§ What is being asked: Write out the full listing exactly as given, minus the images.

-=-=-=-=-

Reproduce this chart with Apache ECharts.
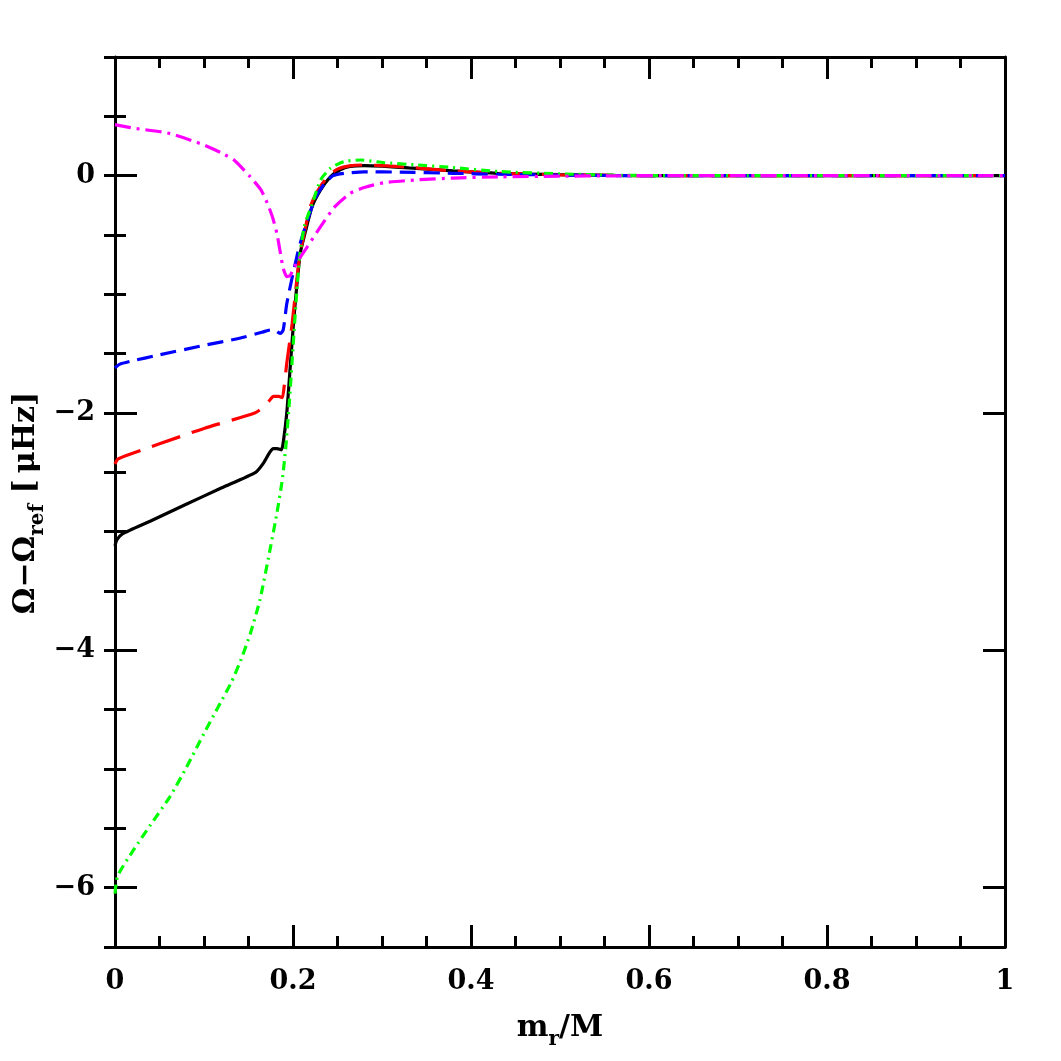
<!DOCTYPE html>
<html><head><meta charset="utf-8">
<script src="https://cdn.jsdelivr.net/npm/echarts@6/dist/echarts.min.js"></script>
<style>html,body{margin:0;padding:0;background:#fff}#c{width:1061px;height:1061px}</style>
</head><body><div id="c"></div>
<script>
// ---- data ----
const xTickValues = [0, 0.2, 0.4, 0.6, 0.8, 1];
const yMajorTicks = [-6, -4, -2, 0];

const blackX = [0, 0.002, 0.008, 0.04, 0.077, 0.12, 0.158, 0.167, 0.174, 0.178, 0.182, 0.187, 0.189, 0.193, 0.197, 0.201, 0.208, 0.214, 0.2215, 0.231, 0.242, 0.253, 0.264, 0.28, 0.3, 0.33, 0.38, 0.43, 0.5, 0.56, 0.62, 0.7, 0.8, 0.9, 1];
const blackY = [-3.12, -3.07, -3.02, -2.91, -2.78, -2.63, -2.5, -2.42, -2.33, -2.30, -2.30, -2.31, -2.25, -2.0, -1.6, -1.2, -0.66, -0.47, -0.26, -0.12, -0.01, 0.05, 0.077, 0.085, 0.08, 0.065, 0.04, 0.02, 0.008, 0.002, 0, 0, 0, 0, 0];

const redX = [0, 0.003, 0.012, 0.05, 0.1, 0.157, 0.167, 0.173, 0.178, 0.184, 0.188, 0.19, 0.193, 0.199, 0.207, 0.213, 0.22, 0.23, 0.24, 0.25, 0.265, 0.28, 0.3, 0.33, 0.38, 0.43, 0.5, 0.56, 0.62, 0.7, 0.8, 0.9, 1];
const redY = [-2.43, -2.39, -2.36, -2.26, -2.13, -2.0, -1.95, -1.9, -1.86, -1.86, -1.87, -1.78, -1.58, -1.25, -0.7, -0.47, -0.25, -0.1, 0.0, 0.055, 0.085, 0.09, 0.085, 0.07, 0.04, 0.02, 0.007, 0.002, 0, 0, 0, 0, 0];

const blueX = [0, 0.005, 0.017, 0.05, 0.1, 0.14, 0.165, 0.175, 0.18, 0.186, 0.189, 0.193, 0.199, 0.205, 0.21, 0.217, 0.225, 0.235, 0.245, 0.26, 0.28, 0.32, 0.38, 0.43, 0.5, 0.56, 0.62, 0.7, 0.8, 0.9, 1];
const blueY = [-1.62, -1.59, -1.565, -1.51, -1.43, -1.37, -1.32, -1.30, -1.305, -1.33, -1.30, -1.08, -0.86, -0.66, -0.52, -0.36, -0.19, -0.07, 0.0, 0.022, 0.032, 0.03, 0.02, 0.012, 0.005, 0.001, 0, 0, 0, 0, 0];

const greenX = [0, 0.003, 0.021, 0.04, 0.062, 0.08, 0.1, 0.115, 0.13, 0.141, 0.152, 0.163, 0.175, 0.182, 0.188, 0.192, 0.196, 0.2, 0.204, 0.208, 0.213, 0.2215, 0.231, 0.242, 0.257, 0.276, 0.302, 0.34, 0.377, 0.433, 0.5, 0.56, 0.62, 0.7, 0.8, 0.9, 1];
const greenY = [-6.05, -5.9, -5.68, -5.47, -5.23, -4.99, -4.70, -4.49, -4.28, -4.09, -3.86, -3.57, -3.12, -2.84, -2.56, -2.28, -1.9, -1.45, -1.0, -0.65, -0.42, -0.24, -0.036, 0.062, 0.118, 0.132, 0.11, 0.09, 0.07, 0.034, 0.015, 0.004, 0, 0, 0, 0, 0];

const magentaX = [0, 0.021, 0.059, 0.096, 0.12, 0.134, 0.152, 0.164, 0.171, 0.177, 0.182, 0.186, 0.189, 0.193, 0.197, 0.2, 0.207, 0.216, 0.231, 0.246, 0.264, 0.28, 0.302, 0.34, 0.38, 0.433, 0.5, 0.56, 0.62, 0.7, 0.8, 0.9, 1];
const magentaY = [0.43, 0.40, 0.36, 0.27, 0.19, 0.13, -0.01, -0.12, -0.23, -0.35, -0.49, -0.66, -0.78, -0.85, -0.84, -0.79, -0.70, -0.60, -0.43, -0.27, -0.15, -0.10, -0.06, -0.035, -0.02, -0.01, -0.004, -0.001, 0, 0, 0, 0, 0];

// ---- chart ----
const FONT = 'DejaVu Serif';
const zip = (xs, ys) => xs.map((x, i) => [x, ys[i]]);
const minus = v => String(v).replace('-', '\u2212');

const tickLine = { color: '#000', width: 3 };
function xAx(pos, showLabel) {
  return {
    type: 'value', min: 0, max: 1, interval: 0.2, position: pos,
    axisLine: { show: true, onZero: false, lineStyle: { color: '#000', width: 3 } },
    axisTick: { show: true, inside: true, length: 22, lineStyle: tickLine },
    minorTick: { show: true, splitNumber: 4, length: 11, lineStyle: tickLine },
    splitLine: { show: false }, minorSplitLine: { show: false },
    axisLabel: { show: showLabel, margin: 21, color: '#000', fontFamily: FONT, fontWeight: 'bold', fontSize: 27, formatter: v => minus(v) }
  };
}
function yMajor(pos, showLabel) {
  return {
    type: 'value', min: -6.5, max: 1, position: pos,
    axisLine: { show: true, onZero: false, lineStyle: { color: '#000', width: 3 } },
    axisTick: { show: true, inside: true, length: 22, lineStyle: tickLine, customValues: yMajorTicks },
    splitLine: { show: false },
    axisLabel: { show: showLabel, customValues: yMajorTicks, margin: 20, color: '#000', fontFamily: FONT, fontWeight: 'bold', fontSize: 27, formatter: v => minus(v) }
  };
}
function yMinor(pos) {
  return {
    type: 'value', min: -6.5, max: 1, interval: 0.5, position: pos,
    axisLine: { show: false },
    axisTick: { show: true, inside: true, length: 11, lineStyle: tickLine },
    splitLine: { show: false },
    axisLabel: { show: false }
  };
}

function ser(name, xs, ys, color, type) {
  return {
    name, type: 'line', data: zip(xs, ys), xAxisIndex: 0, yAxisIndex: 0,
    showSymbol: false, symbol: 'none', smooth: 0.2,
    lineStyle: { color, width: 3.2, type, cap: 'butt' }, animation: false
  };
}

const mainTxt = { fontFamily: FONT, fontWeight: 'bold', fontSize: 30, fill: '#000', lineHeight: 36 };
const subTxt = { fontFamily: FONT, fontWeight: 'bold', fontSize: 20, fill: '#000', lineHeight: 20, padding: [24, 0, 0, 0] };

const chart = echarts.init(document.getElementById('c'));
chart.setOption({
  backgroundColor: '#fff',
  animation: false,
  grid: { left: 115, right: 56, top: 57, bottom: 114, containLabel: false },
  xAxis: [xAx('bottom', true), xAx('top', false)],
  yAxis: [yMajor('left', true), yMajor('right', false), yMinor('left'), yMinor('right')],
  series: [
    ser('black', blackX, blackY, '#000000', 'solid'),
    ser('red', redX, redY, '#ff0000', [30, 12]),
    ser('blue', blueX, blueY, '#0000ff', [16, 8]),
    ser('green', greenX, greenY, '#00ff00', [9, 5, 2, 5]),
    ser('magenta', magentaX, magentaY, '#ff00ff', [16, 6, 3, 6])
  ],
  graphic: [
    {
      type: 'text', x: 560, y: 1028,
      style: {
        text: '{a|m}{s|r}{a|/M}', align: 'center', verticalAlign: 'middle',
        rich: { a: mainTxt, s: subTxt }
      }
    },
    {
      type: 'text', x: 26, y: 503, rotation: Math.PI / 2,
      style: {
        text: '{a|\u03A9\u2212\u03A9}{s|ref}{a| [\u2009\u03BCHz]}', align: 'center', verticalAlign: 'middle',
        rich: { a: mainTxt, s: subTxt }
      }
    }
  ]
});
</script>
</body></html>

-=-=-=-=-

§ Final result:
Reproduce this chart with Apache ECharts.
<!DOCTYPE html>
<html><head><meta charset="utf-8">
<script src="https://cdn.jsdelivr.net/npm/echarts@6/dist/echarts.min.js"></script>
<style>html,body{margin:0;padding:0;background:#fff}#c{width:1061px;height:1061px}</style>
</head><body><div id="c"></div>
<script>
// ---- data ----
const xTickValues = [0, 0.2, 0.4, 0.6, 0.8, 1];
const yMajorTicks = [-6, -4, -2, 0];

const blackX = [0, 0.002, 0.008, 0.04, 0.077, 0.12, 0.158, 0.167, 0.174, 0.178, 0.182, 0.187, 0.189, 0.193, 0.197, 0.201, 0.208, 0.214, 0.2215, 0.231, 0.242, 0.253, 0.264, 0.28, 0.3, 0.33, 0.38, 0.43, 0.5, 0.56, 0.62, 0.7, 0.8, 0.9, 1];
const blackY = [-3.12, -3.07, -3.02, -2.91, -2.78, -2.63, -2.5, -2.42, -2.33, -2.30, -2.30, -2.31, -2.25, -2.0, -1.6, -1.2, -0.66, -0.47, -0.26, -0.12, -0.01, 0.05, 0.077, 0.085, 0.08, 0.065, 0.04, 0.02, 0.008, 0.002, 0, 0, 0, 0, 0];

const redX = [0, 0.003, 0.012, 0.05, 0.1, 0.157, 0.167, 0.173, 0.178, 0.184, 0.188, 0.19, 0.193, 0.199, 0.207, 0.213, 0.22, 0.23, 0.24, 0.25, 0.265, 0.28, 0.3, 0.33, 0.38, 0.43, 0.5, 0.56, 0.62, 0.7, 0.8, 0.9, 1];
const redY = [-2.43, -2.39, -2.36, -2.26, -2.13, -2.0, -1.95, -1.9, -1.86, -1.86, -1.87, -1.78, -1.58, -1.25, -0.7, -0.47, -0.25, -0.1, 0.0, 0.055, 0.085, 0.09, 0.085, 0.07, 0.04, 0.02, 0.007, 0.002, 0, 0, 0, 0, 0];

const blueX = [0, 0.005, 0.017, 0.05, 0.1, 0.14, 0.165, 0.175, 0.18, 0.186, 0.189, 0.193, 0.199, 0.205, 0.21, 0.217, 0.225, 0.235, 0.245, 0.26, 0.28, 0.32, 0.38, 0.43, 0.5, 0.56, 0.62, 0.7, 0.8, 0.9, 1];
const blueY = [-1.62, -1.59, -1.565, -1.51, -1.43, -1.37, -1.32, -1.30, -1.305, -1.33, -1.30, -1.08, -0.86, -0.66, -0.52, -0.36, -0.19, -0.07, 0.0, 0.022, 0.032, 0.03, 0.02, 0.012, 0.005, 0.001, 0, 0, 0, 0, 0];

const greenX = [0, 0.003, 0.021, 0.04, 0.062, 0.08, 0.1, 0.115, 0.13, 0.141, 0.152, 0.163, 0.175, 0.182, 0.188, 0.192, 0.196, 0.2, 0.204, 0.208, 0.213, 0.2215, 0.231, 0.242, 0.257, 0.276, 0.302, 0.34, 0.377, 0.433, 0.5, 0.56, 0.62, 0.7, 0.8, 0.9, 1];
const greenY = [-6.05, -5.9, -5.68, -5.47, -5.23, -4.99, -4.70, -4.49, -4.28, -4.09, -3.86, -3.57, -3.12, -2.84, -2.56, -2.28, -1.9, -1.45, -1.0, -0.65, -0.42, -0.24, -0.036, 0.062, 0.118, 0.132, 0.11, 0.09, 0.07, 0.034, 0.015, 0.004, 0, 0, 0, 0, 0];

const magentaX = [0, 0.021, 0.059, 0.096, 0.12, 0.134, 0.152, 0.164, 0.171, 0.177, 0.182, 0.186, 0.189, 0.193, 0.197, 0.2, 0.207, 0.216, 0.231, 0.246, 0.264, 0.28, 0.302, 0.34, 0.38, 0.433, 0.5, 0.56, 0.62, 0.7, 0.8, 0.9, 1];
const magentaY = [0.43, 0.40, 0.36, 0.27, 0.19, 0.13, -0.01, -0.12, -0.23, -0.35, -0.49, -0.66, -0.78, -0.85, -0.84, -0.79, -0.70, -0.60, -0.43, -0.27, -0.15, -0.10, -0.06, -0.035, -0.02, -0.01, -0.004, -0.001, 0, 0, 0, 0, 0];

// ---- chart ----
const FONT = 'DejaVu Serif';
const zip = (xs, ys) => xs.map((x, i) => [x, ys[i]]);
const minus = v => String(v).replace('-', '\u2212');

const tickLine = { color: '#000', width: 3 };
function xAx(pos, showLabel) {
  return {
    type: 'value', min: 0, max: 1, interval: 0.2, position: pos,
    axisLine: { show: true, onZero: false, lineStyle: { color: '#000', width: 3 } },
    axisTick: { show: true, inside: true, length: 22, lineStyle: tickLine },
    minorTick: { show: true, splitNumber: 4, length: 11, lineStyle: tickLine },
    splitLine: { show: false }, minorSplitLine: { show: false },
    axisLabel: { show: showLabel, margin: 21, color: '#000', fontFamily: FONT, fontWeight: 'bold', fontSize: 27, formatter: v => minus(v) }
  };
}
function yMajor(pos, showLabel) {
  return {
    type: 'value', min: -6.5, max: 1, position: pos,
    axisLine: { show: true, onZero: false, lineStyle: { color: '#000', width: 3 } },
    axisTick: { show: true, inside: true, length: 22, lineStyle: tickLine, customValues: yMajorTicks },
    splitLine: { show: false },
    axisLabel: { show: showLabel, customValues: yMajorTicks, margin: 20, color: '#000', fontFamily: FONT, fontWeight: 'bold', fontSize: 27, formatter: v => minus(v) }
  };
}
function yMinor(pos) {
  return {
    type: 'value', min: -6.5, max: 1, interval: 0.5, position: pos,
    axisLine: { show: false },
    axisTick: { show: true, inside: true, length: 11, lineStyle: tickLine },
    splitLine: { show: false },
    axisLabel: { show: false }
  };
}

function ser(name, xs, ys, color, type) {
  return {
    name, type: 'line', data: zip(xs, ys), xAxisIndex: 0, yAxisIndex: 0,
    showSymbol: false, symbol: 'none', smooth: 0.2,
    lineStyle: { color, width: 3.2, type, cap: 'butt' }, animation: false
  };
}

const mainTxt = { fontFamily: FONT, fontWeight: 'bold', fontSize: 30, fill: '#000', lineHeight: 36 };
const subTxt = { fontFamily: FONT, fontWeight: 'bold', fontSize: 20, fill: '#000', lineHeight: 20, padding: [24, 0, 0, 0] };

const chart = echarts.init(document.getElementById('c'));
chart.setOption({
  backgroundColor: '#fff',
  animation: false,
  grid: { left: 115, right: 56, top: 57, bottom: 114, containLabel: false },
  xAxis: [xAx('bottom', true), xAx('top', false)],
  yAxis: [yMajor('left', true), yMajor('right', false), yMinor('left'), yMinor('right')],
  series: [
    ser('black', blackX, blackY, '#000000', 'solid'),
    ser('red', redX, redY, '#ff0000', [30, 12]),
    ser('blue', blueX, blueY, '#0000ff', [16, 8]),
    ser('green', greenX, greenY, '#00ff00', [9, 5, 2, 5]),
    ser('magenta', magentaX, magentaY, '#ff00ff', [16, 6, 3, 6])
  ],
  graphic: [
    {
      type: 'text', x: 560, y: 1028,
      style: {
        text: '{a|m}{s|r}{a|/M}', align: 'center', verticalAlign: 'middle',
        rich: { a: mainTxt, s: subTxt }
      }
    },
    {
      type: 'text', x: 26, y: 503, rotation: Math.PI / 2,
      style: {
        text: '{a|\u03A9\u2212\u03A9}{s|ref}{a| [\u2009\u03BCHz]}', align: 'center', verticalAlign: 'middle',
        rich: { a: mainTxt, s: subTxt }
      }
    }
  ]
});
</script>
</body></html>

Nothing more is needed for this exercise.